◆ **INSTRUCTIONS TO FOLLOW**:
Drop every picture, then transcribe the remaining data exactly.

******************************

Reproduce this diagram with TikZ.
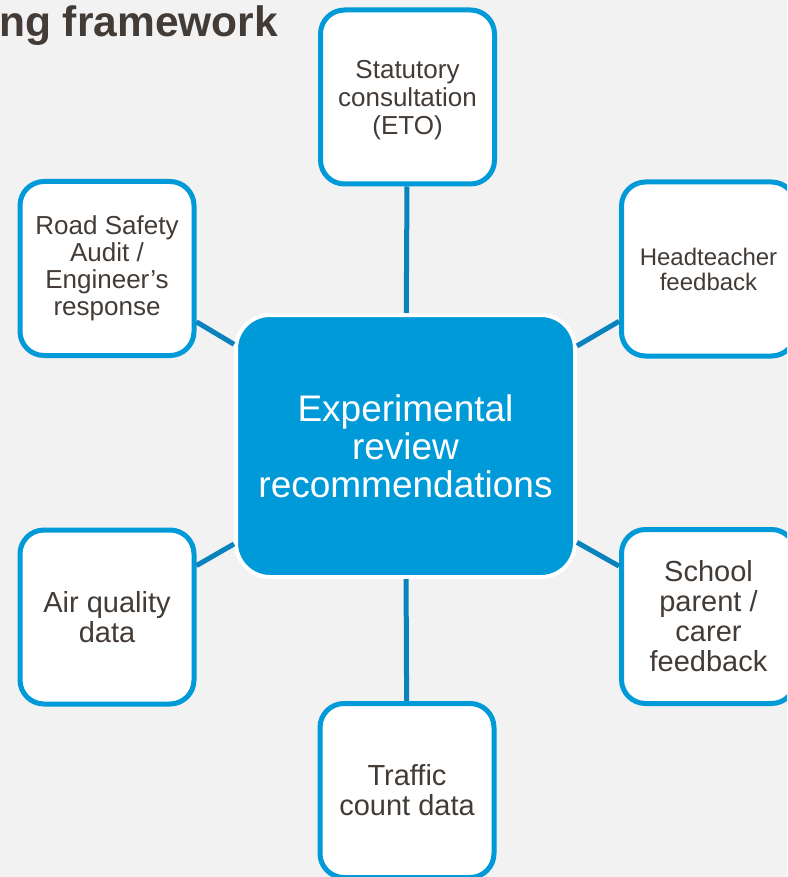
\documentclass[tikz,border=0pt]{standalone}
\usepackage{fontspec}
\setmainfont{Liberation Sans}
\definecolor{KeyBlue}{HTML}{009AD9}
\definecolor{LinkBlue}{HTML}{0A82BD}
\definecolor{InkGrey}{HTML}{433B36}
\definecolor{PageGrey}{HTML}{F2F2F2}

\begin{document}
\begin{tikzpicture}[x=1pt, y=-1pt,
  box/.style={draw=KeyBlue, line width=5pt, fill=white, rounded corners=24pt,
    minimum width=174pt, minimum height=174pt, inner sep=0pt,
    align=center, text=InkGrey},
  hub/.style={draw=white, line width=4pt, fill=KeyBlue, rounded corners=34pt,
    minimum width=339pt, minimum height=262pt, inner sep=0pt,
    align=center, text=white, font=\fontsize{37}{38}\selectfont},
  link/.style={draw=LinkBlue, line width=5pt}]
  \fill[PageGrey] (0,0) rectangle (787,877);
  \useasboundingbox (0,0) rectangle (787,877);
  \clip (0,0) rectangle (787,877);

  \node[anchor=base west, inner sep=0pt, text=InkGrey,
    font=\bfseries\fontsize{42.5}{48}\selectfont] (title) at (-1,37) {ng framework};

  % hub and the six inputs round it
  \node[hub] (centre) at (405.5,446) {Experimental\\review\\recommendations};
  \node[box, font=\fontsize{26}{28}\selectfont, text depth=0pt] (stat) at (407.5,97)
    {Statutory\\consultation\\(ETO)};
  \node[box, font=\fontsize{26}{27}\selectfont] (road) at (107,268.5)
    {Road Safety\\Audit /\\Engineer’s\\response};
  \node[box, font=\fontsize{24}{25}\selectfont] (head) at (708.5,269)
    {Headteacher\\feedback};
  \node[box, font=\fontsize{29}{30}\selectfont] (air) at (107,617)
    {Air quality\\data};
  \node[box, font=\fontsize{29}{30}\selectfont] (school) at (708.5,616.5)
    {School\\parent /\\carer\\feedback};
  \node[box, font=\fontsize{29}{30}\selectfont] (traffic) at (407,790.5)
    {Traffic\\count data};

  % spokes
  \draw[link] (stat) -- (centre);
  \draw[link] (road) -- (centre);
  \draw[link] (head) -- (centre);
  \draw[link] (air) -- (centre);
  \draw[link] (school) -- (centre);
  \draw[link] (traffic) -- (centre);
\end{tikzpicture}
\end{document}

******************************

◆ **COMPLETED TASK**:
Reproduce this diagram with TikZ.
\documentclass[tikz,border=0pt]{standalone}
\usepackage{fontspec}
\setmainfont{Liberation Sans}
\definecolor{KeyBlue}{HTML}{009AD9}
\definecolor{LinkBlue}{HTML}{0A82BD}
\definecolor{InkGrey}{HTML}{433B36}
\definecolor{PageGrey}{HTML}{F2F2F2}

\begin{document}
\begin{tikzpicture}[x=1pt, y=-1pt,
  box/.style={draw=KeyBlue, line width=5pt, fill=white, rounded corners=24pt,
    minimum width=174pt, minimum height=174pt, inner sep=0pt,
    align=center, text=InkGrey},
  hub/.style={draw=white, line width=4pt, fill=KeyBlue, rounded corners=34pt,
    minimum width=339pt, minimum height=262pt, inner sep=0pt,
    align=center, text=white, font=\fontsize{37}{38}\selectfont},
  link/.style={draw=LinkBlue, line width=5pt}]
  \fill[PageGrey] (0,0) rectangle (787,877);
  \useasboundingbox (0,0) rectangle (787,877);
  \clip (0,0) rectangle (787,877);

  \node[anchor=base west, inner sep=0pt, text=InkGrey,
    font=\bfseries\fontsize{42.5}{48}\selectfont] (title) at (-1,37) {ng framework};

  % hub and the six inputs round it
  \node[hub] (centre) at (405.5,446) {Experimental\\review\\recommendations};
  \node[box, font=\fontsize{26}{28}\selectfont, text depth=0pt] (stat) at (407.5,97)
    {Statutory\\consultation\\(ETO)};
  \node[box, font=\fontsize{26}{27}\selectfont] (road) at (107,268.5)
    {Road Safety\\Audit /\\Engineer’s\\response};
  \node[box, font=\fontsize{24}{25}\selectfont] (head) at (708.5,269)
    {Headteacher\\feedback};
  \node[box, font=\fontsize{29}{30}\selectfont] (air) at (107,617)
    {Air quality\\data};
  \node[box, font=\fontsize{29}{30}\selectfont] (school) at (708.5,616.5)
    {School\\parent /\\carer\\feedback};
  \node[box, font=\fontsize{29}{30}\selectfont] (traffic) at (407,790.5)
    {Traffic\\count data};

  % spokes
  \draw[link] (stat) -- (centre);
  \draw[link] (road) -- (centre);
  \draw[link] (head) -- (centre);
  \draw[link] (air) -- (centre);
  \draw[link] (school) -- (centre);
  \draw[link] (traffic) -- (centre);
\end{tikzpicture}
\end{document}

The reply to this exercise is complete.